À l’inverse, une correction du marché peut rapidement se répercuter sur la consommation, le crédit et même la stabilité bancaire. Le rapport souligne également l’importance de «la traçabilité croissante des transactions et du renforcement de la collecte de données sur le secteur», ce qui permet désormais une analyse plus fine de l’élasticité de la demande immobilière aux taux.

Ce nouveau regard intervient dans un contexte de transformation numérique de l’écosystème bancaire et de modernisation des outils d’analyse de la banque centrale. Mais ce n’est pas tout. Le document met en garde contre des réactions asymétriques selon les segments du marché.

Les biens à usage résidentiel, notamment dans les grandes agglomérations, affichent une plus grande inertie que les biens à usage locatif ou les actifs commerciaux. De même, l’offre, encore largement rigide en raison des délais de construction, atténue l’effet immédiat des chocs de taux sur les prix affichés. En creux, l’étude invite à repenser l’efficacité des instruments monétaires comme leviers anti-inflationnistes sur des actifs peu liquides.

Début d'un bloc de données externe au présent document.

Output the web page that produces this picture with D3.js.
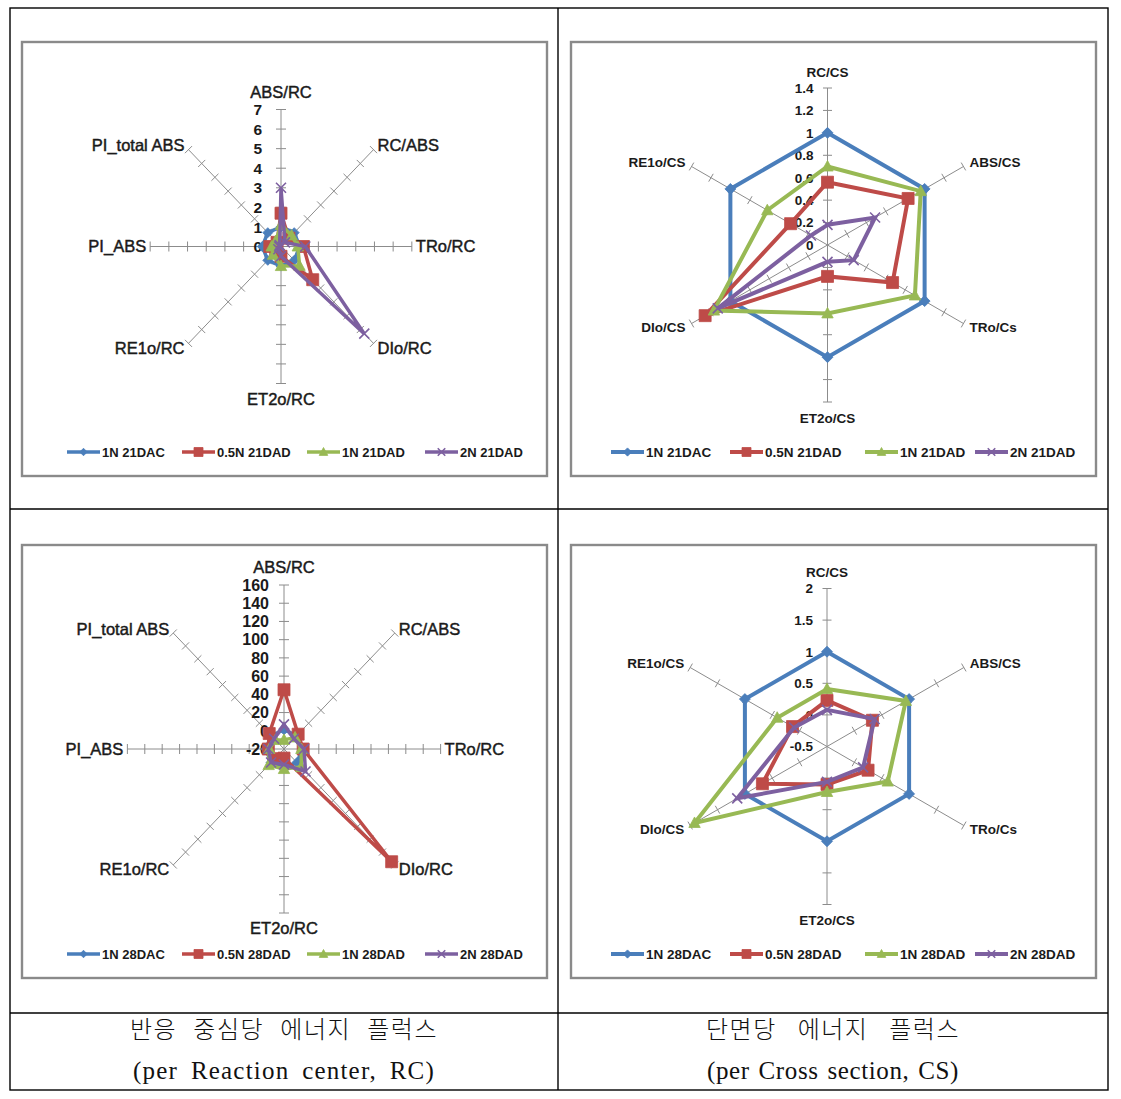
<!DOCTYPE html>
<html>
<head>
<meta charset="utf-8">
<script src="https://cdn.jsdelivr.net/npm/d3@7"></script>
<style>
  body { margin: 0; background: #fff; }
  svg { display: block; }
</style>
</head>
<body>
<svg id="chart" width="1121" height="1099"></svg>
<script>
// ---------------- DATA ----------------
const rcAxes = ["ABS/RC", "RC/ABS", "TRo/RC", "DIo/RC", "ET2o/RC", "RE1o/RC", "PI_ABS", "PI_total ABS"];
const csAxes = ["RC/CS", "ABS/CS", "TRo/Cs", "ET2o/CS", "DIo/CS", "RE1o/CS"];

const legend21 = ["1N 21DAC", "0.5N 21DAD", "1N 21DAD", "2N 21DAD"];
const legend28 = ["1N 28DAC", "0.5N 28DAD", "1N 28DAD", "2N 28DAD"];

const rcTicks21 = [0, 1, 2, 3, 4, 5, 6, 7];
const csTicks21 = [0, 0.2, 0.4, 0.6, 0.8, 1, 1.2, 1.4];
const rcTicks28 = [-20, 0, 20, 40, 60, 80, 100, 120, 140, 160];
const csTicks28 = [-0.5, 0, 0.5, 1, 1.5, 2];

// per reaction centre, 21 days
const rc21_1N_DAC  = [1, 1, 1, 1, 1, 1, 1, 1];
const rc21_05N_DAD = [1.7, 0.6, 1.2, 2.4, 0.5, 0.4, 0.6, 0.3];
const rc21_1N_DAD  = [1.1, 0.8, 0.9, 1.4, 1.0, 0.6, 0.5, 0.4];
const rc21_2N_DAD  = [3.0, 0.3, 1.3, 6.3, 0.5, 0.2, 0.1, 0.1];

// per cross section, 21 days
const cs21_1N_DAC  = [1, 1, 1, 1, 1, 1];
const cs21_05N_DAD = [0.56, 0.83, 0.67, 0.28, 1.26, 0.38];
const cs21_1N_DAD  = [0.70, 0.96, 0.90, 0.61, 1.17, 0.62];
const cs21_2N_DAD  = [0.18, 0.49, 0.27, 0.15, 1.13, 0.17];

// per reaction centre, 28 days
const rc28_1N_DAC  = [1, 1, 1, 1, 1, 1, 1, 1];
const rc28_05N_DAD = [45, 3, 2, 155, -10, -5, -2, 4];
const rc28_1N_DAD  = [-10, -2, 0, 8, 2, 5, -3, -6];
const rc28_2N_DAD  = [7, -4, 3, 15, -3, 1, -2, -4];

// per cross section, 28 days
const cs28_1N_DAC  = [1, 1, 1, 1, 1, 1];
const cs28_05N_DAD = [0.23, 0.33, 0.25, 0.10, 0.68, 0.13];
const cs28_1N_DAD  = [0.41, 0.94, 0.61, 0.22, 1.92, 0.41];
const cs28_2N_DAD  = [0.08, 0.37, 0.16, 0.06, 1.14, 0.10];

const captionLeft  = ["반응 중심당 에너지 플럭스", "(per Reaction center, RC)"];
const captionRight = ["단면당 에너지 플럭스", "(per Cross section, CS)"];

// ---------------- STYLE ----------------
const seriesColors = ["#4A7EBB", "#BE4B48", "#98B954", "#7D60A0"];
const markerTypes  = ["diamond", "square", "triangle", "x"];
const axisColor = "#8c8c8c";
const textColor = "#1a1a1a";
const sansFont = "Liberation Sans, Arial, sans-serif";

const svg = d3.select("#chart");

// ---------------- TABLE ----------------
const table = svg.append("g").attr("stroke", "#000").attr("stroke-width", 1.4).attr("fill", "none");
table.append("rect").attr("x", 10).attr("y", 8).attr("width", 1098).attr("height", 1082);
table.append("line").attr("x1", 558).attr("x2", 558).attr("y1", 8).attr("y2", 1090);
table.append("line").attr("x1", 10).attr("x2", 1108).attr("y1", 509).attr("y2", 509);
table.append("line").attr("x1", 10).attr("x2", 1108).attr("y1", 1013).attr("y2", 1013);

// ---------------- MARKERS ----------------
function markerPath(type, s) {
  if (type === "diamond") return `M0,${-s}L${s},0L0,${s}L${-s},0Z`;
  if (type === "square") return `M${-s},${-s}H${s}V${s}H${-s}Z`;
  if (type === "triangle") return `M0,${-s}L${s * 0.95},${s * 0.75}L${-s * 0.95},${s * 0.75}Z`;
  return `M${-s},${-s}L${s},${s}M${s},${-s}L${-s},${s}`;
}
function drawMarker(g, type, color, x, y, s) {
  const p = g.append("path").attr("d", markerPath(type, s)).attr("transform", `translate(${x},${y})`);
  if (type === "x") p.attr("fill", "none").attr("stroke", color).attr("stroke-width", 1.6);
  else p.attr("fill", color).attr("stroke", color).attr("stroke-width", 0.8);
}

// ---------------- RADAR ----------------
function drawRadar(cfg) {
  const g = svg.append("g");
  g.append("rect")
    .attr("x", cfg.frame[0]).attr("y", cfg.frame[1])
    .attr("width", cfg.frame[2] - cfg.frame[0]).attr("height", cfg.frame[3] - cfg.frame[1])
    .attr("fill", "#fff").attr("stroke", "#8a8a8a").attr("stroke-width", 2.4);

  const n = cfg.axes.length;
  const rScale = d3.scaleLinear().domain(d3.extent(cfg.ticks)).range([0, cfg.R]);
  const ang = i => i * 2 * Math.PI / n;
  const pt = (v, i) => [cfg.cx + cfg.sx * rScale(v) * Math.sin(ang(i)), cfg.cy - rScale(v) * Math.cos(ang(i))];
  const maxV = d3.max(cfg.ticks), minV = d3.min(cfg.ticks);

  const ax = g.append("g").attr("stroke", axisColor).attr("stroke-width", 1).attr("fill", "none");
  cfg.axes.forEach((a, i) => {
    const e = pt(maxV, i);
    ax.append("line").attr("x1", cfg.cx).attr("y1", cfg.cy).attr("x2", e[0]).attr("y2", e[1]);
    const th = ang(i);
    const dx = Math.cos(th), dy = Math.sin(th);
    cfg.ticks.forEach(t => {
      if (t === minV) return;
      const p = pt(t, i);
      const h = cfg.tickLen;
      ax.append("line")
        .attr("x1", p[0] - dx * h).attr("y1", p[1] - dy * h)
        .attr("x2", p[0] + dx * h).attr("y2", p[1] + dy * h);
    });
  });

  const tl = g.append("g").attr("font-family", sansFont).attr("font-size", cfg.tickSize)
    .attr("font-weight", "bold").attr("fill", textColor).attr("text-anchor", "end");
  cfg.ticks.forEach(t => {
    const p = pt(t, 0);
    tl.append("text").attr("x", cfg.cx - cfg.tickGap).attr("y", p[1]).attr("dy", "0.36em").text(String(t));
  });

  const lg = g.append("g").attr("font-family", sansFont).attr("font-size", cfg.labelSize)
    .attr("font-weight", cfg.labelWeight).attr("fill", textColor)
    .attr("stroke", textColor).attr("stroke-width", cfg.labelStroke);
  cfg.axes.forEach((a, i) => {
    const e = pt(maxV, i);
    const s = Math.sin(ang(i)), c = Math.cos(ang(i));
    let x, y, anchor;
    if (Math.abs(s) < 0.01) {
      anchor = "middle"; x = e[0];
      y = c > 0 ? e[1] - cfg.topOff : e[1] + cfg.botOff;
    } else {
      anchor = s > 0 ? "start" : "end";
      x = e[0] + (s > 0 ? cfg.sideGap : -cfg.sideGap);
      y = e[1] - c * cfg.diagOff;
    }
    lg.append("text").attr("x", x).attr("y", y).attr("dy", "0.36em").attr("text-anchor", anchor).text(a);
  });

  const line = d3.line().x(d => d[0]).y(d => d[1]);
  cfg.series.forEach((vals, si) => {
    const pts = vals.map((v, i) => pt(v, i));
    g.append("path").attr("d", line(pts) + "Z")
      .attr("fill", "none").attr("stroke", seriesColors[si]).attr("stroke-width", cfg.lineW)
      .attr("stroke-linejoin", "miter").attr("stroke-miterlimit", 6);
    pts.forEach(p => drawMarker(g, markerTypes[si], seriesColors[si], p[0], p[1], cfg.markerS[si]));
  });

  const leg = g.append("g");
  cfg.names.forEach((name, si) => {
    const lx = cfg.legendX[si], ly = cfg.legendY;
    leg.append("line").attr("x1", lx).attr("x2", lx + 33).attr("y1", ly).attr("y2", ly)
      .attr("stroke", seriesColors[si]).attr("stroke-width", cfg.lineW);
    drawMarker(leg, markerTypes[si], seriesColors[si], lx + 16.5, ly, cfg.markerS[si] * 0.75);
    leg.append("text").attr("x", lx + 35).attr("y", ly).attr("dy", "0.36em")
      .attr("font-family", sansFont).attr("font-size", cfg.legendSize).attr("font-weight", "bold")
      .attr("fill", textColor).text(name);
  });
}

const rcCommon = {
  R: 137, sx: 0.955, axes: rcAxes, tickLen: 5, tickSize: 15.5, tickGap: 19,
  labelSize: 16.5, labelWeight: "normal", labelStroke: 0.45, topOff: 17, botOff: 16, sideGap: 4, diagOff: 6,
  lineW: 3.5, markerS: [5, 6, 6, 5], legendSize: 13, legendX: [67, 182, 307, 425]
};
const csCommon = {
  R: 157, sx: 1, axes: csAxes, tickLen: 4.5, tickSize: 13.5, tickGap: 14,
  labelSize: 13.5, labelWeight: "bold", labelStroke: 0, topOff: 16, botOff: 16, sideGap: 6, diagOff: 8,
  lineW: 4, markerS: [5.5, 6, 6, 5], legendSize: 13.5, legendX: [611, 730, 865, 975]
};

drawRadar(Object.assign({}, rcCommon, {
  cx: 281, cy: 246.5, ticks: rcTicks21, frame: [22, 42, 547, 476], legendY: 452, names: legend21,
  series: [rc21_1N_DAC, rc21_05N_DAD, rc21_1N_DAD, rc21_2N_DAD]
}));
drawRadar(Object.assign({}, csCommon, {
  cx: 827.5, cy: 245, ticks: csTicks21, frame: [571, 42, 1096, 476], legendY: 452, names: legend21,
  series: [cs21_1N_DAC, cs21_05N_DAD, cs21_1N_DAD, cs21_2N_DAD]
}));
drawRadar(Object.assign({}, rcCommon, {
  cx: 284, cy: 749, R: 164, tickGap: 15, tickSize: 16, topOff: 18, botOff: 15,
  ticks: rcTicks28, frame: [22, 545, 547, 978], legendY: 954, names: legend28,
  series: [rc28_1N_DAC, rc28_05N_DAD, rc28_1N_DAD, rc28_2N_DAD]
}));
drawRadar(Object.assign({}, csCommon, {
  cx: 827, cy: 746.5, R: 158, ticks: csTicks28, frame: [571, 545, 1096, 978], legendY: 954, names: legend28,
  series: [cs28_1N_DAC, cs28_05N_DAD, cs28_1N_DAD, cs28_2N_DAD]
}));

// ---------------- CAPTIONS ----------------
function fitWords(textSel, target) {
  const node = textSel.node();
  const natural = node.getComputedTextLength();
  const spaces = (node.textContent.match(/ /g) || []).length;
  if (spaces > 0) textSel.attr("word-spacing", Math.max(0, (target - natural) / spaces));
}
function caption(lines, cx, widths, latinSpacing) {
  const g = svg.append("g").attr("fill", "#111").attr("text-anchor", "middle");
  const t1 = g.append("text").attr("x", cx).attr("y", 1038)
    .attr("font-family", "Noto Sans CJK KR, sans-serif").attr("font-size", 24).attr("font-weight", 300)
    .attr("letter-spacing", 1.5).text(lines[0]);
  fitWords(t1, widths[0]);
  const t2 = g.append("text").attr("x", cx).attr("y", 1079)
    .attr("font-family", "Liberation Serif, Times New Roman, serif").attr("font-size", 25)
    .attr("letter-spacing", latinSpacing).text(lines[1]);
  fitWords(t2, widths[1]);
}
caption(captionLeft, 284, [308, 302], 1.2);
caption(captionRight, 833, [254, 252], 0.6);
</script>
</body>
</html>
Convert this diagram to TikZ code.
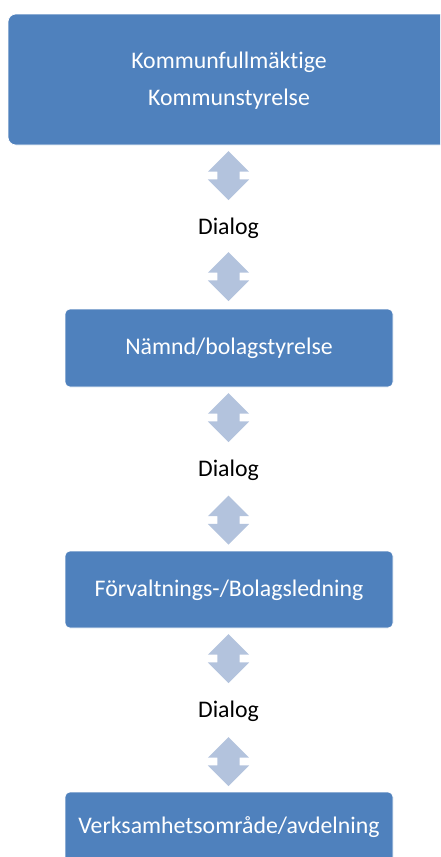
\documentclass[tikz,border=0pt]{standalone}
\usepackage{fontspec}
\setmainfont{Carlito}[Ligatures={NoCommon}]
\usetikzlibrary{shapes.arrows}
\definecolor{boxblue}{HTML}{4F81BD}
\definecolor{arrowblue}{HTML}{B3C3DD}
\begin{document}
\begin{tikzpicture}[x=1pt,y=-1pt,
  box/.style={fill=boxblue, draw=white, line width=0.6pt, inner sep=0pt},
  boxtext/.style={text=white, font=\fontsize{23.8}{28}\selectfont, inner sep=0pt, anchor=base},
  dlg/.style={text=black, font=\fontsize{23.8}{28}\selectfont, inner sep=0pt, anchor=base},
  darrow/.style={double arrow, fill=arrowblue, draw=none, rotate=90,
    minimum height=49pt, inner xsep=0pt, inner ysep=11pt,
    double arrow head extend=9.5pt, double arrow tip angle=90}]
\useasboundingbox (0,0) rectangle (440,857);
\clip (0,0) rectangle (440,857);
% boxes
\node[box, rounded corners=8pt, minimum width=442pt, minimum height=131pt] (b1) at (229,79.5) {};
\node[box, rounded corners=5pt, minimum width=328pt, minimum height=78pt] (b2) at (229,348) {};
\node[box, rounded corners=5pt, minimum width=328pt, minimum height=77pt] (b3) at (229,589.5) {};
\node[box, rounded corners=5pt, minimum width=328pt, minimum height=78pt] (b4) at (229,831) {};
% box texts
\node[boxtext] (t1a) at (229,68.3) {Kommunfullmäktige};
\node[boxtext] (t1b) at (229,105) {Kommunstyrelse};
\node[boxtext] (t2) at (229,354.3) {Nämnd/bolagstyrelse};
\node[boxtext] (t3) at (229,596.7) {Förvaltnings-/Bolagsledning};
\node[boxtext] (t4) at (229,833.3) {Verksamhetsområde/avdelning};
% dialog labels
\node[dlg] (d1) at (228.5,234) {Dialog};
\node[dlg] (d2) at (228.5,476.7) {Dialog};
\node[dlg] (d3) at (228.5,717.7) {Dialog};
% double arrows
\node[darrow] (a1) at (228.5,175.5) {};
\node[darrow] (a2) at (228.5,276.5) {};
\node[darrow] (a3) at (228.5,417.5) {};
\node[darrow] (a4) at (228.5,520) {};
\node[darrow] (a5) at (228.5,658.5) {};
\node[darrow] (a6) at (228.5,761.5) {};
\end{tikzpicture}
\end{document}
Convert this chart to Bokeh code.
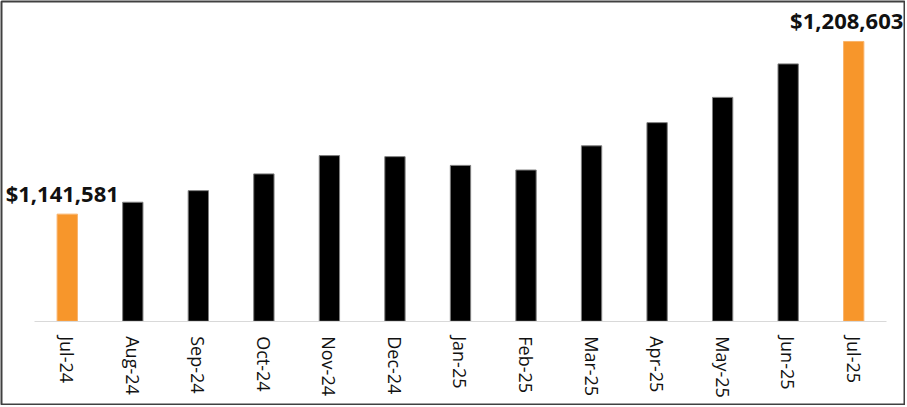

«La transmission intégrale des taux d’intérêt aux prix immobiliers nécessite un marché plus réactif et transparent, ainsi qu’un cadre réglementaire adapté», peut-on lire.

Autrement dit, pour que la politique monétaire soit pleinement efficiente, elle doit s’appuyer sur un marché immobilier suffisamment fluide. À l’aube du débat parlementaire sur la Loi de finances 2026, les résultats de ce travail devraient nourrir les réflexions sur l’orientation des politiques économiques intégrées.

D’autant que le document conclut sur une ouverture stratégique : la nécessité pour les autorités monétaires de «tenir compte de l’immobilier comme canal de transmission essentiel dans leurs modélisations futures», mais aussi pour anticiper les bulles potentielles.